**EXERCISE AIM:** Without the images, write out the whole listing exactly.

**DATA EXCERPT:**
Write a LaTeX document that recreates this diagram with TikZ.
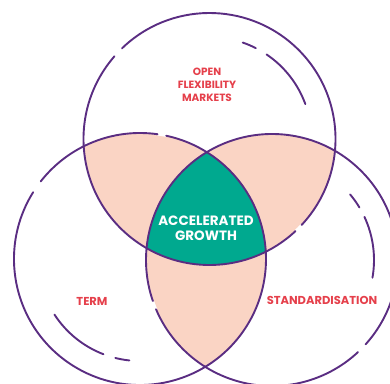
\documentclass[tikz,border=0pt]{standalone}
\usepackage{fontspec}
\setmainfont{Poppins}
\definecolor{venpurple}{HTML}{5A2D82}
\definecolor{venpink}{HTML}{FAD4C4}
\definecolor{venteal}{HTML}{00A98F}
\definecolor{venred}{HTML}{E5404B}
\tikzset{
  rim/.style={draw=venpurple,line width=1.9pt,line cap=round},
  notch/.style={draw=white,line width=2.4pt},
  redlabel/.style={text=venred,font=\fontsize{10.5}{13}\selectfont\bfseries,align=center},
  whitelabel/.style={text=white,font=\fontsize{13.5}{15}\selectfont\bfseries,align=center}
}
\begin{document}
\begin{tikzpicture}[x=1pt,y=1pt]
\useasboundingbox (0,0) rectangle (390,383);
\coordinate (top) at (209.5,244);
\coordinate (left) at (140,124);
\coordinate (right) at (272,123);
\def\R{126pt}
\def\r{102pt}

	% pairwise overlaps
	\begin{scope}
	\clip (top) circle[radius=\R];
	\fill[venpink] (left) circle[radius=\R];
	\fill[venpink] (right) circle[radius=\R];
	\end{scope}
	\begin{scope}
	\clip (left) circle[radius=\R];
	\fill[venpink] (right) circle[radius=\R];
	\end{scope}
	% centre
	\begin{scope}
	\clip (top) circle[radius=\R];
	\clip (left) circle[radius=\R];
	\fill[venteal] (right) circle[radius=\R];
	\end{scope}

	% gaps cut into the fill
	\draw[notch] (top) ++(313:\R) arc[start angle=313,end angle=317,radius=\R];
	\draw[notch] (left) ++(78:\R) arc[start angle=78,end angle=82,radius=\R];
	\draw[notch] (right) ++(199:\R) arc[start angle=199,end angle=203,radius=\R];

	% outer rims with gaps
	\draw[rim] (top) ++(139:\R) arc[start angle=139,end angle=313,radius=\R];
	\draw[rim] (top) ++(317:\R) arc[start angle=317,end angle=494,radius=\R];
	\draw[rim] (left) ++(82:\R) arc[start angle=82,end angle=142,radius=\R];
	\draw[rim] (left) ++(148:\R) arc[start angle=148,end angle=438,radius=\R];
	\draw[rim] (right) ++(203:\R) arc[start angle=203,end angle=313,radius=\R];
	\draw[rim] (right) ++(318:\R) arc[start angle=318,end angle=559,radius=\R];

	% inner arcs
	\draw[rim] (top) ++(20:\r) arc[start angle=20,end angle=56,radius=\r];
	\draw[rim] (top) ++(63:\r) arc[start angle=63,end angle=71,radius=\r];
	\draw[rim] (left) ++(213:\r) arc[start angle=213,end angle=249,radius=\r];
	\draw[rim] (left) ++(256:\r) arc[start angle=256,end angle=264,radius=\r];
	\draw[rim] (right) ++(-10:\r) arc[start angle=-10,end angle=25,radius=\r];
	\draw[rim] (right) ++(31:\r) arc[start angle=31,end angle=40,radius=\r];

\node[redlabel] (ofm) at (207,298) {OPEN\\FLEXIBILITY\\MARKETS};
\node[whitelabel] (growth) at (206,154.5) {ACCELERATED\\GROWTH};
\node[redlabel,font=\fontsize{11.5}{13}\selectfont\bfseries] (term) at (92,82) {TERM};
\node[redlabel,font=\fontsize{11.5}{13}\selectfont\bfseries] (std) at (322,83) {STANDARDISATION};

\end{tikzpicture}
\end{document}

**CORRECT OUTPUT:**
Write a LaTeX document that recreates this diagram with TikZ.
\documentclass[tikz,border=0pt]{standalone}
\usepackage{fontspec}
\setmainfont{Poppins}
\definecolor{venpurple}{HTML}{5A2D82}
\definecolor{venpink}{HTML}{FAD4C4}
\definecolor{venteal}{HTML}{00A98F}
\definecolor{venred}{HTML}{E5404B}
\tikzset{
  rim/.style={draw=venpurple,line width=1.9pt,line cap=round},
  notch/.style={draw=white,line width=2.4pt},
  redlabel/.style={text=venred,font=\fontsize{10.5}{13}\selectfont\bfseries,align=center},
  whitelabel/.style={text=white,font=\fontsize{13.5}{15}\selectfont\bfseries,align=center}
}
\begin{document}
\begin{tikzpicture}[x=1pt,y=1pt]
\useasboundingbox (0,0) rectangle (390,383);
\coordinate (top) at (209.5,244);
\coordinate (left) at (140,124);
\coordinate (right) at (272,123);
\def\R{126pt}
\def\r{102pt}

	% pairwise overlaps
	\begin{scope}
	\clip (top) circle[radius=\R];
	\fill[venpink] (left) circle[radius=\R];
	\fill[venpink] (right) circle[radius=\R];
	\end{scope}
	\begin{scope}
	\clip (left) circle[radius=\R];
	\fill[venpink] (right) circle[radius=\R];
	\end{scope}
	% centre
	\begin{scope}
	\clip (top) circle[radius=\R];
	\clip (left) circle[radius=\R];
	\fill[venteal] (right) circle[radius=\R];
	\end{scope}

	% gaps cut into the fill
	\draw[notch] (top) ++(313:\R) arc[start angle=313,end angle=317,radius=\R];
	\draw[notch] (left) ++(78:\R) arc[start angle=78,end angle=82,radius=\R];
	\draw[notch] (right) ++(199:\R) arc[start angle=199,end angle=203,radius=\R];

	% outer rims with gaps
	\draw[rim] (top) ++(139:\R) arc[start angle=139,end angle=313,radius=\R];
	\draw[rim] (top) ++(317:\R) arc[start angle=317,end angle=494,radius=\R];
	\draw[rim] (left) ++(82:\R) arc[start angle=82,end angle=142,radius=\R];
	\draw[rim] (left) ++(148:\R) arc[start angle=148,end angle=438,radius=\R];
	\draw[rim] (right) ++(203:\R) arc[start angle=203,end angle=313,radius=\R];
	\draw[rim] (right) ++(318:\R) arc[start angle=318,end angle=559,radius=\R];

	% inner arcs
	\draw[rim] (top) ++(20:\r) arc[start angle=20,end angle=56,radius=\r];
	\draw[rim] (top) ++(63:\r) arc[start angle=63,end angle=71,radius=\r];
	\draw[rim] (left) ++(213:\r) arc[start angle=213,end angle=249,radius=\r];
	\draw[rim] (left) ++(256:\r) arc[start angle=256,end angle=264,radius=\r];
	\draw[rim] (right) ++(-10:\r) arc[start angle=-10,end angle=25,radius=\r];
	\draw[rim] (right) ++(31:\r) arc[start angle=31,end angle=40,radius=\r];

\node[redlabel] (ofm) at (207,298) {OPEN\\FLEXIBILITY\\MARKETS};
\node[whitelabel] (growth) at (206,154.5) {ACCELERATED\\GROWTH};
\node[redlabel,font=\fontsize{11.5}{13}\selectfont\bfseries] (term) at (92,82) {TERM};
\node[redlabel,font=\fontsize{11.5}{13}\selectfont\bfseries] (std) at (322,83) {STANDARDISATION};

\end{tikzpicture}
\end{document}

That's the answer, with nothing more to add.